The Age of Migration gives us a glimpse into people's lives yearning to comprehend their place in the world fully. Through an array of voices, Kai Maristed evokes the universal and the unique in characters who are traveling unknown territories, both geographically and personally. These stories are full of discoveries, a book meant for the explorer in all of us mapping the familiar in new ways.
—Nina McConigley, author of Cowboys and East Indians, winner of the PEN Open Book Award

The Age of Migration is worldly in all senses. These are remarkable stories, full of beautiful urgencies, with indelible characters who get themselves in trouble all over the globe.

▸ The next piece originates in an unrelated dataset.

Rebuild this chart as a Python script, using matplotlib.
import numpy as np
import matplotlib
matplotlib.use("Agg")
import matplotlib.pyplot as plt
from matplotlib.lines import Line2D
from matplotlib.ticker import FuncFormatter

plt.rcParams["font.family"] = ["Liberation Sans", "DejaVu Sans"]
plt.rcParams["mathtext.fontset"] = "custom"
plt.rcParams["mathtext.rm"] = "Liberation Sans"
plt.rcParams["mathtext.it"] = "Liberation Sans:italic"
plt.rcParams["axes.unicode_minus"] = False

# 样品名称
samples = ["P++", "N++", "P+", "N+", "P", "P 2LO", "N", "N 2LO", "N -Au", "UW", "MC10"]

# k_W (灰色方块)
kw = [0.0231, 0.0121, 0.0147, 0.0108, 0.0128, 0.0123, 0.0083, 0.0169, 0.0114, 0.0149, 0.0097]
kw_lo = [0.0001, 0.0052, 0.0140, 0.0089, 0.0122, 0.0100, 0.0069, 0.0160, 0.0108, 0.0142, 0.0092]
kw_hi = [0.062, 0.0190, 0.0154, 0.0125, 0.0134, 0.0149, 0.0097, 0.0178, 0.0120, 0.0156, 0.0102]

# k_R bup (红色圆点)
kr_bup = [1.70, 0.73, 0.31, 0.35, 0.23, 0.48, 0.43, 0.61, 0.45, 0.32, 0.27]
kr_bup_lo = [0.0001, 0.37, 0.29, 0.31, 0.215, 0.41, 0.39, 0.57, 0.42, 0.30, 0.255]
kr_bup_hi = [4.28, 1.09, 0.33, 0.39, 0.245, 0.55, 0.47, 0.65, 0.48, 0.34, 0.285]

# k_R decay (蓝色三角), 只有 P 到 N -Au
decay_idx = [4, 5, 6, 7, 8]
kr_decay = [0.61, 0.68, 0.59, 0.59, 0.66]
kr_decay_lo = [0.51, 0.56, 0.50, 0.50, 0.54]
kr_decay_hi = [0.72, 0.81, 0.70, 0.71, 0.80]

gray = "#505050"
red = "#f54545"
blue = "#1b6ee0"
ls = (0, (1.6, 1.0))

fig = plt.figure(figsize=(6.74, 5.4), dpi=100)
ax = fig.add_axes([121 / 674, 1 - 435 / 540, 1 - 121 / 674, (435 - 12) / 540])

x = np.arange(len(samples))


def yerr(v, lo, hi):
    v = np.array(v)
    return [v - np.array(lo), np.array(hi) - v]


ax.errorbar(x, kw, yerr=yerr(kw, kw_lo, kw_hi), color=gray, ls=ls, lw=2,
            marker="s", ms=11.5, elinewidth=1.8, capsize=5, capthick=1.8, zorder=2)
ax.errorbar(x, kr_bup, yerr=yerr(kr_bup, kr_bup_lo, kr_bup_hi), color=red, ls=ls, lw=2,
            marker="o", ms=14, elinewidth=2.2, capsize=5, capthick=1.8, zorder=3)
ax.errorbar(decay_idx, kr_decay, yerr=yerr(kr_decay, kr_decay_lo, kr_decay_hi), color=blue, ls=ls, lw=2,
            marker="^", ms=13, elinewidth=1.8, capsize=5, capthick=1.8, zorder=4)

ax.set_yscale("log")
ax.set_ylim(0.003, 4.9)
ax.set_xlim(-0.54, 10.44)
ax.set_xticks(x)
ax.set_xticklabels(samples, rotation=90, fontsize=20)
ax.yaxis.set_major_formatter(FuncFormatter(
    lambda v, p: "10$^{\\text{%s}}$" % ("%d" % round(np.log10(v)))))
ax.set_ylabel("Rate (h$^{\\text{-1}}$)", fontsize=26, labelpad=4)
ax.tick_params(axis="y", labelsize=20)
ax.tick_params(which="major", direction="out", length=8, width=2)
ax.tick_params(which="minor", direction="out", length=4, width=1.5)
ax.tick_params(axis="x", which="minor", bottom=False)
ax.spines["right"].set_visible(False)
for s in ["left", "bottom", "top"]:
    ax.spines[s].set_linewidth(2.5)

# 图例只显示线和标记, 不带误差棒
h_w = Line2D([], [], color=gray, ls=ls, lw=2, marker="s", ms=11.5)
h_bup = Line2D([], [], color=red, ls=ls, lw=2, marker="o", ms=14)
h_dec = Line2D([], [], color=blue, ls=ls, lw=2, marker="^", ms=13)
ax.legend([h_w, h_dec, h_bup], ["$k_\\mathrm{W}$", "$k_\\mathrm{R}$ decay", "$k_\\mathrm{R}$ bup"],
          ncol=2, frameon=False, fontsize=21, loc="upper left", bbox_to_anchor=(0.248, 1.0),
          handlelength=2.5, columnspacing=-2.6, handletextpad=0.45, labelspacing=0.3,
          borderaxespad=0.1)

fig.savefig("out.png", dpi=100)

A terrific book.
—Joan Silber, author of Secrets of Happiness and Improvement

The Age of Migration takes readers both around the world and deep into the worlds of its characters, some of whom are mid-flight, some of whom think they’ve discovered a home. They know exactly what they’re getting themselves into, until they find themselves in peril. In this remarkably wide-ranging collection, Kai Maristed demonstrates a masterful ability to imagine her way into the lives of others and—even more impressive—connect them to ours.
—Peter Turchi, author of Maps of the Imagination: The Writer as Cartographer

 

About the author:

After starting out in journalism and radio drama in Germany, Kai Maristed published in the US the novels Out After Dark (a Pen/Hemingway finalist), Fall, and Broken Ground (praised by John Coetzee), and the story collection Belong to Me (starred by Publishers Weekly). Her stories and essays have appeared in The Kenyon Review, The American Voice, StoryQuarterly, The American Scholar, Zoetrope, The Anchor Essay Annual, AGNI, Ploughshares, and The Iowa Review. She reviews books in translation and writes on French culture and politics. Kai Maristed is the founder and CEO of the global anti-poverty NGO Technology Exchange Lab.